4. The apparatus according to claim 2, which comprises contacting devices for selectively contacting the graphite felt in the channels with the electric heater current.

5. The apparatus according to claim 1, which comprises at feast one compressing structure that when exposed to the gas stream can cause the graphite felt to compress.

6. The apparatus according to claim 1, which comprises a rigid framework.

7. The apparatus according to claim 6, wherein said rigid framework is a rigid ceramic framework that incorporates the graphite felt.

8. The apparatus according to claim 1, wherein the heating unit comprises at least one gas distributor and/or at least one heat insulation.

9. The apparatus according to claim 1, which further comprises a heating device for heating the gas stream that is operated inductively, resistively and/or by means of a plasma torch.

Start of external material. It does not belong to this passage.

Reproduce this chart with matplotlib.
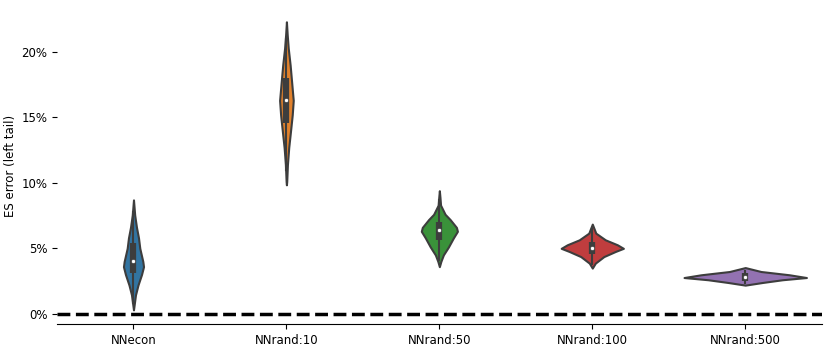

10. The apparatus according to claim 1, in which the spraying unit encompasses a nozzle that comprises a graphite-containing material or at least part of a graphite-containing material.

11. A method for cold gas spraying, characterized by a spraying unit, a particle supply, a gas supply and at least one heating unit wherein the heating unit contains a graphite felt that can be heated with an electric heater current through which a gas stream can flow, where the at least one heating unit is arranged separately and/or in a pressure tank through which the gas stream can flow.

12. The method according to claim 11, in which a gas stream is heated to temperatures of 700 to 2000° C. at a pressure of up to 100 bar.

13. The method according to claim 12, in which a gas stream is heated to temperatures of 800 to 1500° C.

14. The method according to claim 12 wherein said pressure is 30 to 70 bar.

15. The method according to claim 11, in which the gas or gas mixture for the gas stream is selected from the group consisting of nitrogen, helium and mixtures thereof.

16. The method according to claim 11, in which temperature-resistant materials are used as the spray particles.

17. The method according to claim 16 wherein said temperature-resistant materials are selected from the group consisting of molybdenum, niobium and nickel alloys.